Le sursis s’écrit noir sur blanc

Caroline LAMARCHE et Paul MAHOUX, Dix ans, Cambourakis, 2023, 112 p., 16 €, ISBN : 9782366247695

lamarche mahoux dix ansQuand Caroline Lamarche s’associe à Paul Mahoux pour composer un roman graphique, on tient dans les mains une proposition limpide et intransigeante, qui architecture le sensible et l’état du désastre. L’extinction de masse et la mort annoncée d’une jeune fille inscrivent cet ouvrage dépourvu de couleurs dans une noirceur sans mensonge. Au scénario, la plume ligne claire, la simplicité des mots choisis par l’autrice de Nous sommes à la lisière. Au dessin, le carnet-de-croquiste en Moleskine et peintre Paul Mahoux, les traits fins et noueux, les aplats troués noir sur blanc.

L’histoire de Dix ans mêle d’emblée l’intime et l’urgence climatique. En quatre tableaux, nous suivons l’évolution – menacée depuis l’origine – d’une enfant atteinte de mucoviscidose. On lui donne dix ans. Tous les dix ans : on lui donne dix ans à vivre. Caroline Lamarche distille les pensées de la jeune fille au fil des contraintes qui la ceignent depuis sa naissance, le suivi médical, familial, psychologique. Les mots ne tranchent pas pour cingler. Ils ne cherchent pas l’effet, disent avec pudeur mais sans adoucir inutilement les angles, l’injustice d’un sursis. Un drame total.
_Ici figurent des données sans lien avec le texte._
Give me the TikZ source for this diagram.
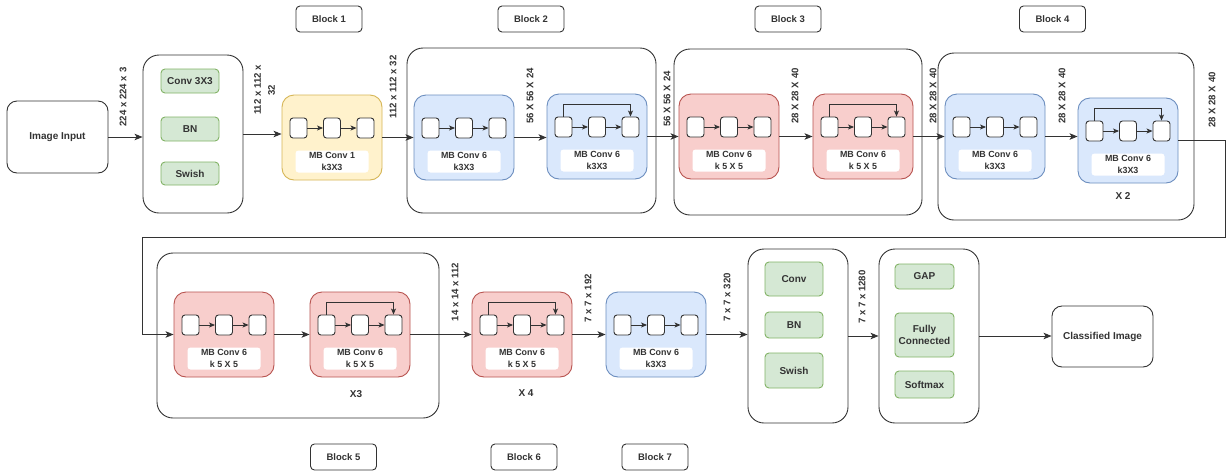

Les premiers tableaux – car il s’agit, chaque fois, de tableaux, parfois en doubles pages, parfois muets, ou étoilés d’éclats du monologue intérieur de la jeune fille – donnent immédiatement une grande place (ou une parole, pourrait-on dire aussi) aux arbres, ténébreux, immenses et fins, aux feuilles qui tapissent leurs racines et la terre qui les porte, emplie de vie comme de sa décomposition. Nous plongeons vite dans l’élément terreux; la forêt nous regarde la regarder mourir, elle semble bruisser en silence, disparaissant sous l’ère du réchauffement climatique. Ce sont des radios qui transmettent les (apocalyptiques) nouvelles du monde et ce sont des radios d’arbres que Paul Mahoux met en scène dans sa narration, semblables à celles des poumons malades. Les espaces naturels, de bocages, de sous-bois, capturés sur le vif, derrière un appareil photo, une vitre de train, accueillent les questions sans réponses, les prières silencieuses, les bras qui disent l’impuissance comme l’espoir. La forêt peuple, porte ainsi avec ses stigmates, le récit du combat individuel et collectif. Ses branches sont les bronches que la maladie empêche de faire fonctionner, elles s’accrochent aux bâtisses en friche, elles respirent mal et malgré tout et pour combien de temps, encore. 

lamarche mahoux dix ans extrait

Extrait de « Dix ans »

La jeune fille y grandit non loin, passe contre toute attente les portes de l’adolescence, puis de l’âge adulte. On la voit s’accrocher à la discipline médicale ou s’essayer aux tentations de son âge – et y risquer sa vie, rêver à une existence sinon « normale » du moins « heureuse ». La philosophie lui apporte de quoi, littéralement, apprendre à (aimer) vivre dans une situation désespérée qui oblige à regarder le monde autrement qu’avec désespérance. À trouver une manière de poser un regard sur ce qu’il est possible de faire, selon ce que Levinas – qu’elle affectionne – dit d’ailleurs, au sujet de la liberté : « Être libre, c’est faire ce que personne ne peut faire à ma place ». Tout le roman graphique soutient ce message politique, est un appel à l’action, au saisissement de soi, des lieux, des armes, en conscience collective et solidaire aussi, devant la catastrophe qui advient. La planète meurt comme la jeune fille : on lui donne, à elle aussi, dix ans. Dix ans avant d’arrêter de respirer. Les combats écologistes, anti-racistes, féministes, se nouent au fil des pages et dans les dessins comme un mycélium résistant. Caroline Lamarche balaie du regard, amplement et radicalement, avec Paul Mahoux, notre époque tout entière liée à un destin condamné – sauf si. 

Tous deux mettent en lumière des traces de celle·ux qui luttent avec l’espoir et celle·ux qui le font pousser, à la ZAD de la Chartreuse à Liège, dans les excavations salutaires de l’histoire des penseuses et des créatrices, dans les militances que la lucidité allume. Ce livre parle avec force, implacablement, avec et pour toutes les personnes qui se savent atteintes d’un mal incurable, sauf si, peut-être, nous faisons ce que personne d’autre ne peut faire à notre place.